Plans for a substantial residential development put forward by JWLand have been renotified after ACT planning authorities rejected it.
Filed back in 2022, the proposal comprised 582 apartments across six buildings at Braddon.
A hotel and food and drink premises were also included in the plans.
However, the Braddon Place project has faced a difficult journey and was rejected this year by the ACT planning authorities, which said it was not consistent with the National Capital Plan.
The authority said it included bedrooms without windows, “snorkel”-style windows—a window in an external wall provides light via a long corridor—and wanted a wider variety of apartment types, commenting that just 0.5 per cent of those proposed were of three bedrooms.
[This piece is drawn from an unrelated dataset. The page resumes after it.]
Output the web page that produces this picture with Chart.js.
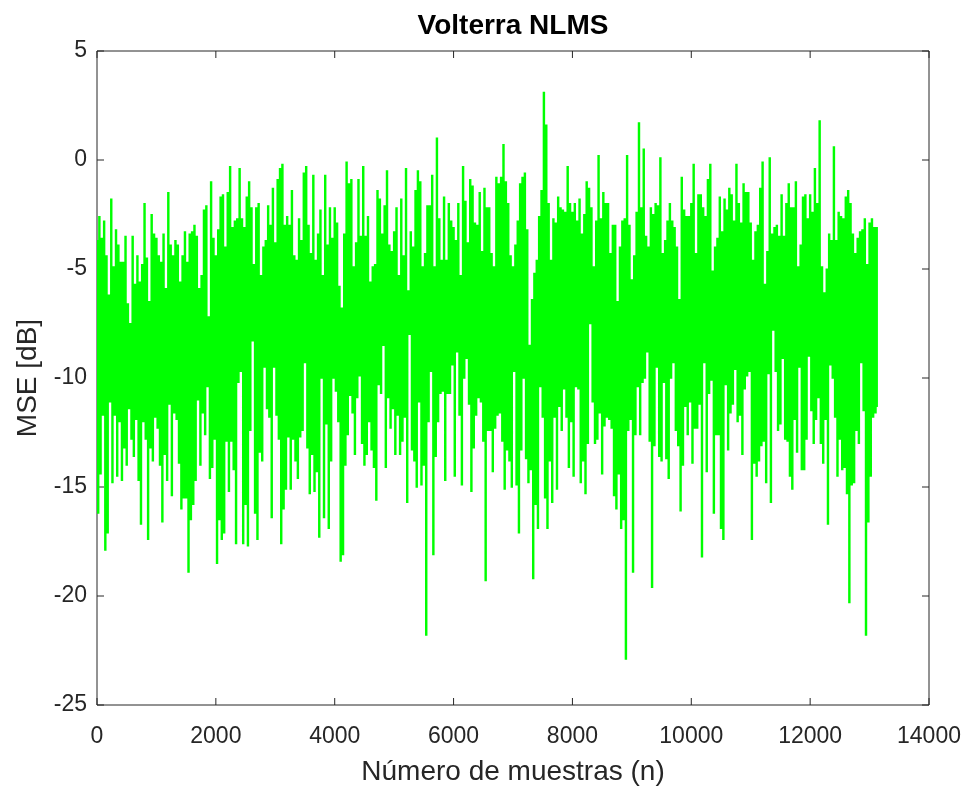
<!DOCTYPE html>
<html>
<head>
<meta charset="utf-8">
<script src="https://cdn.jsdelivr.net/npm/chart.js@4.4.1/dist/chart.umd.min.js"></script>
<style>
  html, body { margin: 0; padding: 0; background: #fff; }
  #wrap { width: 967px; height: 791px; }
</style>
</head>
<body>
<div id="wrap"><canvas id="mseChart"></canvas></div>
<script>
// samples between two consecutive readings of the curve
const step = 20;

const chartTitle = 'Volterra NLMS';
const xTicks = [0, 2000, 4000, 6000, 8000, 10000, 12000, 14000];
const yTicks = [5, 0, -5, -10, -15, -20, -25];

// upper excursions of the MSE curve (dB), read left to right
const peaksA = [-3.7, -2.6, -3.6, -2.8, -4.4, -6.2, -1.8, -4.9, -3.2, -3.9,
  -4.7, -4.7, -3.5, -6.6, -7.5, -3.5, -5.7, -4.4, -5.6, -4.8,
  -2.0, -4.5, -6.5, -2.5, -3.4, -3.6, -4.4, -4.7, -3.4, -5.9,
  -1.5, -3.9, -4.4, -3.7, -3.9, -5.6, -4.4, -3.3, -4.7, -3.4,
  -3.3, -3.0, -3.5, -5.9, -5.3, -2.3, -2.1, -7.2, -1.0, -3.6,
  -4.4, -3.2, -1.7, -1.6, -4.0, -1.5, -0.3, -3.1, -2.8, -2.7,
  -0.4, -2.7, -3.1, -1.7, -1.0, -2.2, -4.8, -2.2, -2.0, -5.3,
  -4.0, -3.7, -2.1, -3.0, -1.3, -3.8, -0.9, -0.4, -0.2, -3.0,
  -2.6];
const peaksB = [-3.0, -1.4, -4.4, -4.6, -2.7, -3.7, -0.6, -0.3, -3.0, -4.3,
  -0.7, -4.6, -3.4, -2.3, -5.3, -0.7, -3.9, -2.2, -3.6, -2.2,
  -2.9, -5.8, -6.8, -3.4, -0.1, -1.1, -0.9, -4.9, -3.8, -0.9,
  -3.5, -0.3, -3.5, -2.6, -5.6, -4.9, -4.8, -1.4, -1.8, -3.4,
  -2.1, -0.5, -3.9, -4.2, -3.3, -2.2, -5.3, -1.8, -4.4, -0.4,
  -6.0, -3.3, -4.0, -1.4, -0.5, -1.0, -4.9, -4.3, -2.1, -2.1,
  -0.7, -4.9, 1.0, -2.7, -4.6, -1.7, -4.6, -2.0, -2.8, -3.1,
  -3.7, -2.0, -5.3, -0.3, -1.9, -3.8, -0.9, -1.2, -2.9, -3.0,
  -1.5, -4.2, -1.3, -2.2];
const peaksC = [-2.2, -4.3, -4.9, -0.8, -1.1, -0.8, 0.7, -1.0, -2.0, -4.4,
  -4.9, -3.9, -2.8, -1.1, -0.8, -0.6, -3.2, -8.5, -6.4, -5.2,
  -4.6, -2.6, -1.4, 3.1, 1.6, -2.0, -4.6, -2.7, -2.9, -1.7,
  -2.2, -2.3, -2.4, -0.3, -2.0, -2.4, -2.0, -2.8, -1.8, -3.4,
  -2.5, -1.0, -1.3, -2.2, -4.9, -2.8, 0.2, -2.7, -1.5, -2.0,
  -2.0, -4.3, -3.0, -3.0, -6.5, -4.0, -2.8, -2.7, 0.2, -3.0,
  -5.5, -4.4, -2.4, 1.7, -2.2, 0.5, -3.5, -4.0, -2.2, -2.5,
  -2.0, -2.1, 0.1, -4.3, -3.7, -2.8, -2.0, -2.8, -3.1, -4.0,
  -6.4, -0.8, -2.3, -2.6];
const peaksD = [-2.6, -2.0, -0.2, -4.3, -1.6, -1.6, -2.2, -2.6, -0.9, -0.2,
  -5.1, -4.0, -3.6, -1.7, -3.3, -1.8, -2.3, -1.3, -1.6, -2.8,
  -0.2, -2.0, -2.9, -1.1, -1.5, -1.5, -2.9, -4.6, -3.3, -3.0,
  -1.3, -0.1, -5.7, -4.2, 0.1, -3.4, -3.1, -3.0, -3.5, -1.6,
  -3.5, -2.0, -1.1, -2.2, -2.2, -1.0, -4.9, -3.9, -1.7, -1.6,
  -2.7, -1.6, -2.4, -0.4, -2.0, 1.8, -4.9, -6.1, -5.0, -3.4,
  -3.7, 0.6, -3.7, -2.4, -2.6, -2.7, -1.7, -1.4, -2.0, -3.4,
  -4.3, -3.6, -3.3, -3.2, -2.7, -4.8, -2.9, -2.7, -3.1, -3.1];

// lower excursions of the MSE curve (dB), same columns
const dipsA = [-16.2, -14.4, -11.7, -17.9, -17.1, -11.1, -14.8, -11.7, -14.5, -12.0,
  -14.7, -13.2, -14.0, -11.4, -12.8, -13.6, -11.9, -14.7, -16.7, -12.0,
  -12.8, -17.4, -13.2, -13.8, -11.8, -12.3, -14.0, -16.6, -13.5, -14.7,
  -11.2, -15.4, -11.6, -11.9, -13.9, -16.0, -15.5, -15.5, -18.9, -16.5,
  -15.8, -14.7, -11.0, -14.0, -11.6, -12.6, -10.4, -14.6, -14.1, -12.8,
  -18.5, -16.5, -17.4, -17.1, -12.9, -15.2, -12.9, -14.2, -17.6, -10.2,
  -9.7, -17.6, -15.8, -17.7, -12.4, -8.3, -16.2, -17.4, -13.4, -13.8,
  -9.5, -11.4, -11.8, -16.4, -9.5, -11.7, -12.8, -17.6, -16.0, -15.1,
  -12.7];
const dipsB = [-15.1, -12.8, -13.8, -14.6, -12.7, -12.4, -9.3, -13.2, -15.3, -13.5,
  -15.2, -14.3, -17.3, -10.0, -16.4, -12.1, -16.9, -13.8, -10.0, -10.6,
  -12.0, -18.4, -18.1, -14.0, -12.6, -10.8, -11.6, -13.5, -10.9, -9.9,
  -13.0, -14.0, -13.5, -12.0, -13.3, -14.1, -15.6, -10.3, -10.7, -8.5,
  -14.1, -10.9, -12.3, -11.4, -13.5, -11.7, -13.5, -12.9, -11.8, -15.7,
  -8.0, -13.3, -13.8, -15.0, -11.1, -14.9, -14.0, -21.8, -12.0, -9.7,
  -18.1, -13.6, -12.0, -10.7, -10.6, -14.7, -10.7, -10.7, -9.4, -14.5,
  -8.8, -11.7, -14.9, -10.0, -9.1, -11.2, -15.2, -13.2, -11.7, -10.9,
  -11.1, -12.9, -19.3, -12.4];
const dipsC = [-12.4, -14.3, -12.3, -11.7, -11.6, -12.9, -15.1, -13.3, -13.8, -15.0,
  -9.7, -14.9, -17.1, -13.3, -10.0, -13.7, -14.8, -14.2, -19.2, -15.8,
  -16.9, -10.4, -11.8, -15.5, -16.9, -13.8, -15.7, -11.8, -15.1, -11.3,
  -12.4, -10.5, -11.8, -14.1, -12.0, -14.5, -10.4, -10.5, -14.8, -13.8,
  -15.3, -13.0, -7.5, -11.1, -13.0, -12.8, -11.6, -14.4, -12.2, -11.8,
  -11.9, -12.3, -15.4, -16.0, -14.4, -16.9, -16.5, -22.9, -12.4, -11.9,
  -18.9, -12.6, -10.4, -12.6, -10.2, -10.0, -8.8, -12.9, -19.6, -13.1,
  -9.5, -13.6, -13.8, -10.2, -13.7, -14.6, -10.0, -9.3, -12.4, -13.1,
  -16.1, -14.0, -11.3, -12.6];
const dipsD = [-11.1, -13.9, -12.3, -12.3, -11.2, -18.2, -9.3, -14.3, -10.7, -10.1,
  -16.2, -12.6, -12.6, -16.9, -17.4, -10.3, -13.3, -11.6, -11.2, -9.6,
  -12.0, -11.7, -13.5, -10.5, -9.9, -9.7, -17.4, -13.9, -14.5, -13.8,
  -13.1, -12.9, -14.8, -9.8, -15.7, -7.8, -9.7, -12.4, -12.1, -9.1,
  -12.8, -12.9, -14.5, -15.1, -11.9, -13.4, -9.5, -14.2, -14.2, -12.8,
  -9.0, -11.5, -13.0, -11.9, -10.9, -13.0, -13.9, -11.9, -16.7, -9.4,
  -10.0, -11.8, -14.5, -12.8, -14.2, -14.1, -15.3, -20.3, -14.9, -14.8,
  -12.4, -13.0, -9.3, -11.5, -21.8, -16.6, -14.5, -11.8, -11.6, -11.3];

const peaks = peaksA.concat(peaksB, peaksC, peaksD);
const dips = dipsA.concat(dipsB, dipsC, dipsD);

// the curve swings between an upper and a lower reading in every column
const signal = [];
peaks.forEach((p, i) => {
  signal.push({ x: 2 * i * step, y: p });
  signal.push({ x: (2 * i + 1) * step, y: dips[i] });
});

const axisColor = '#262626';
const fontFamily = '"Liberation Sans", Arial, Helvetica, sans-serif';

// MATLAB style box with inward ticks (under the data) and a title centred on the axes
const axesBox = {
  id: 'axesBox',
  beforeDatasetsDraw(chart) {
    const { ctx, chartArea: a, scales } = chart;
    const len = 7;
    ctx.save();
    ctx.strokeStyle = axisColor;
    ctx.lineWidth = 1;
    ctx.beginPath();
    ctx.rect(a.left, a.top, a.right - a.left, a.bottom - a.top);
    xTicks.forEach(v => {
      const px = scales.x.getPixelForValue(v);
      ctx.moveTo(px, a.bottom); ctx.lineTo(px, a.bottom - len);
      ctx.moveTo(px, a.top); ctx.lineTo(px, a.top + len);
    });
    yTicks.forEach(v => {
      const py = scales.y.getPixelForValue(v);
      ctx.moveTo(a.left, py); ctx.lineTo(a.left + len, py);
      ctx.moveTo(a.right, py); ctx.lineTo(a.right - len, py);
    });
    ctx.stroke();
    ctx.restore();
  },
  afterDraw(chart) {
    const { ctx, chartArea: a } = chart;
    ctx.save();
    ctx.fillStyle = '#000';
    ctx.font = 'bold 28px ' + fontFamily;
    ctx.textAlign = 'center';
    ctx.textBaseline = 'middle';
    ctx.fillText(chartTitle, (a.left + a.right) / 2, 26);
    ctx.restore();
  }
};

const ctx = document.getElementById('mseChart').getContext('2d');
new Chart(ctx, {
  type: 'line',
  data: {
    datasets: [{
      label: 'MSE',
      data: signal,
      borderColor: '#00ff00',
      borderWidth: 1.25,
      stepped: 'middle',
      pointRadius: 0,
      fill: false
    }]
  },
  options: {
    animation: false,
    responsive: true,
    maintainAspectRatio: false,
    parsing: false,
    layout: { padding: { left: 0, right: 38, top: 51, bottom: 0 } },
    plugins: {
      legend: { display: false },
      tooltip: { enabled: false },
      title: { display: false }
    },
    scales: {
      x: {
        type: 'linear',
        min: 0,
        max: 14000,
        afterBuildTicks: s => { s.ticks = xTicks.map(v => ({ value: v })); },
        afterFit: s => { s.height = 86; s.paddingRight = 0; },
        grid: { display: false },
        border: { display: false },
        ticks: {
          color: axisColor,
          padding: 10,
          maxRotation: 0,
          font: { family: fontFamily, size: 23 },
          callback: v => String(v)
        },
        title: {
          display: true,
          text: 'Número de muestras (n)',
          color: axisColor,
          font: { family: fontFamily, size: 28 },
          padding: { top: 2, bottom: 2 }
        }
      },
      y: {
        type: 'linear',
        min: -25,
        max: 5,
        afterBuildTicks: s => { s.ticks = yTicks.map(v => ({ value: v })); },
        afterFit: s => { s.width = 97; },
        grid: { display: false },
        border: { display: false },
        ticks: {
          color: axisColor,
          padding: 2,
          font: { family: fontFamily, size: 23 },
          callback: v => String(v)
        },
        title: {
          display: true,
          text: 'MSE [dB]',
          color: axisColor,
          font: { family: fontFamily, size: 28 },
          padding: { top: 11, bottom: 11 }
        }
      }
    }
  },
  plugins: [axesBox]
});
</script>
</body>
</html>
Previous plans included a 239-room hotel and 602 units above two levels of basement parking.
The new plans that went on exhibition this week cut the residential component to 582 homes and the hotel to 100 rooms. Amenities including a wellness centre, co-working space, cinema, sauna and wine cellar were added.
This would allow a greater diversity of typologies—36 studios, 264 one, 221 two and 61 three-bedroom apartments.
It has also increased parking spaces by nearly 200 lots to 1083, removed “borrowed light” and snorkel windows from the plans so that all National Capital Plan requirements are met.
The inner northern suburb of Braddon is primarily medium-density residential and the new precinct would include buildings up to nine storeys.
The exhibition of the plans until June 24 marks the next step in the provision of much-needed housing for the National capital on the back of Canberra’s annual 8 per cent population growth that is showing no signs of slowing.
And with the capital attracting new universities such as UNSW’s new Canberra Campus, the city will also need to support its growing student population.